Anyway, he has financial plans outlined for how he’d fund Single Payer and home care for all; I didn’t see anything explaining where he’d get funding for the tuition-free college.
He’s been heavily involved in pushing back against privatization of public housing in Minneapolis.
He has one endorsement from a former state legislator; if he has any others, I couldn’t find them.
Joshua is also a law student, raised by a single mother in poverty. His focus is education, tuition costs, and loan forgiveness, with a side of affordable housing, single-payer health care, and criminal justice reform.
I found his website really frustrating. It was designed on a wider-screened monitor than I have, so stuff gets cut off on the sides (I see “LUNTEER” instead of “VOLUNTEER”), lots of the text is actually graphic images of text, and the parts that are normal text are in this small, ultra-light font that probably looks great if, like Joshua, you are not yet 30. I am 45 and I’m having a bad-eyesight day today and the site is extremely difficult for me to read. (Okay, scrolling down, it looks like his social media manager is a high school student. That’s awesome, but if you’re going to have a high school student managing your web presence you have got to have a talk about accessibility or everything will be in 9 point Calibri Light.)

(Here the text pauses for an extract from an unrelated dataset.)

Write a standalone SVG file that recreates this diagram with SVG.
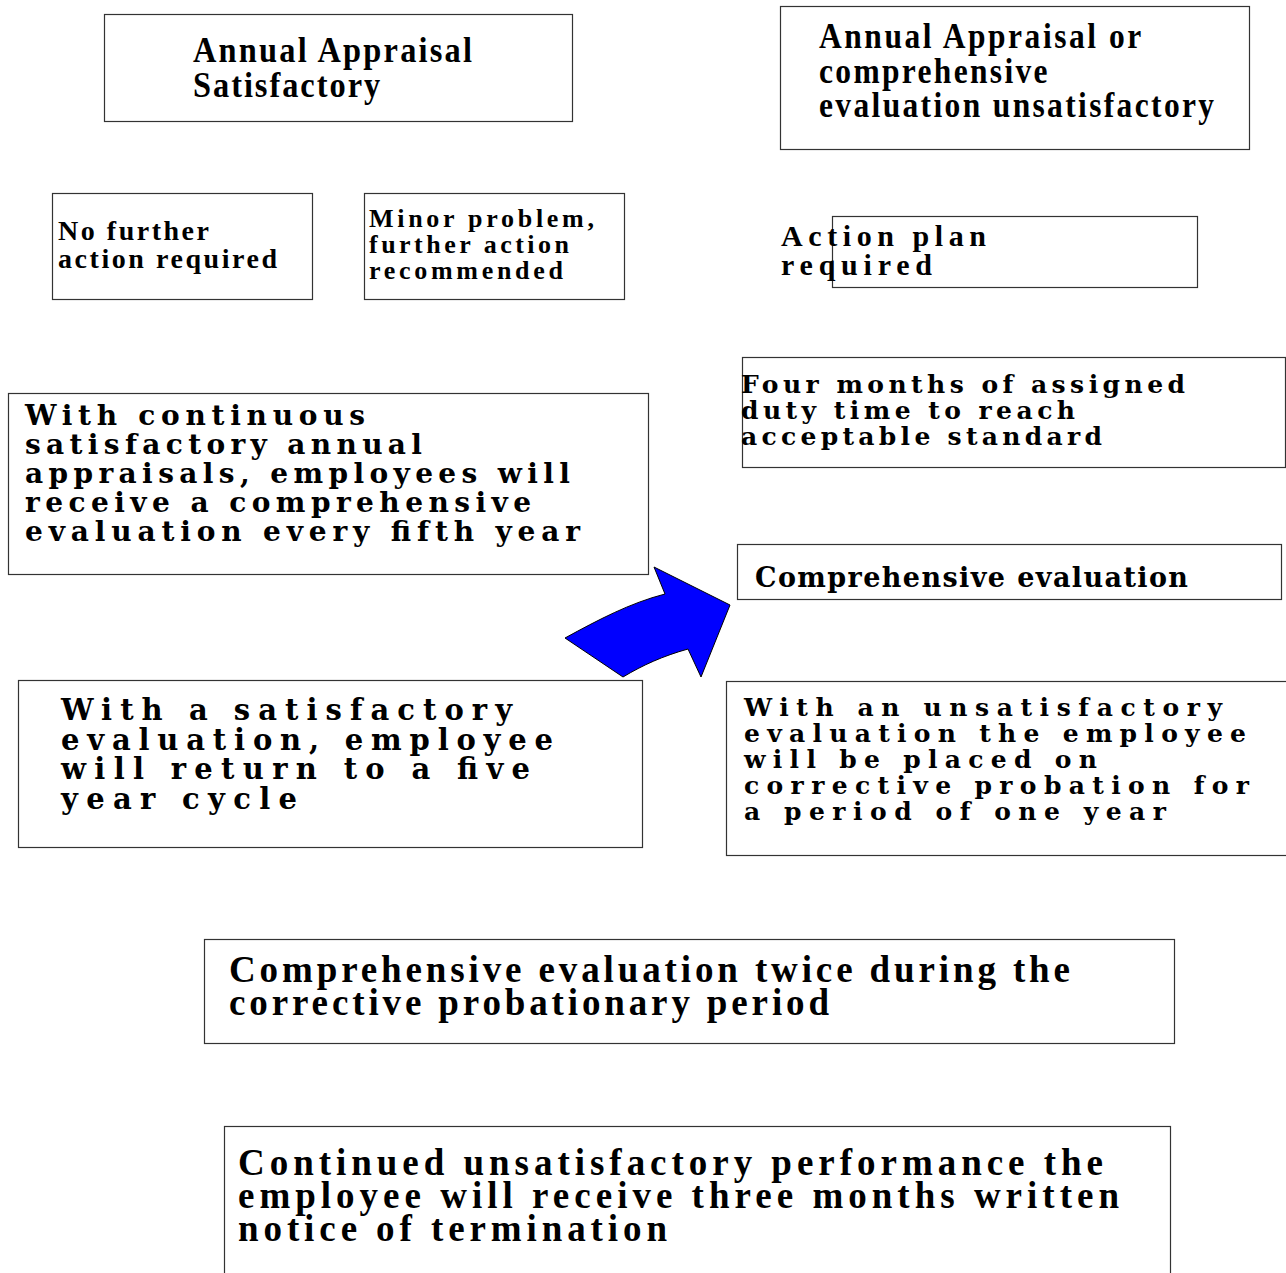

So, where does that leave us?
If I lived in the district and didn’t know any of the candidates personally, I think I would lean toward Peter but at least seriously consider Mohamud Noor due mostly to his endorsements (because if he has a website talking about what he’d want to do in the legislature, I couldn’t find it). be torn between Peter Wagenius and Mohamud Noor. Given that they’ve divided up most of the endorsements, I think they’re the two most likely to win the primary.
There was a forum held at the U of M with all the candidates, where they did a straw poll at the end; Peter came in first with 36%, followed apparently by Haaris. I don’t know how to even gauge whether that’s meaningful in any way.
If you live in the district and want a say in who your next representative is, you will definitely want to turn out for the primary; Ilhan Omar won this seat with over 80% of the vote.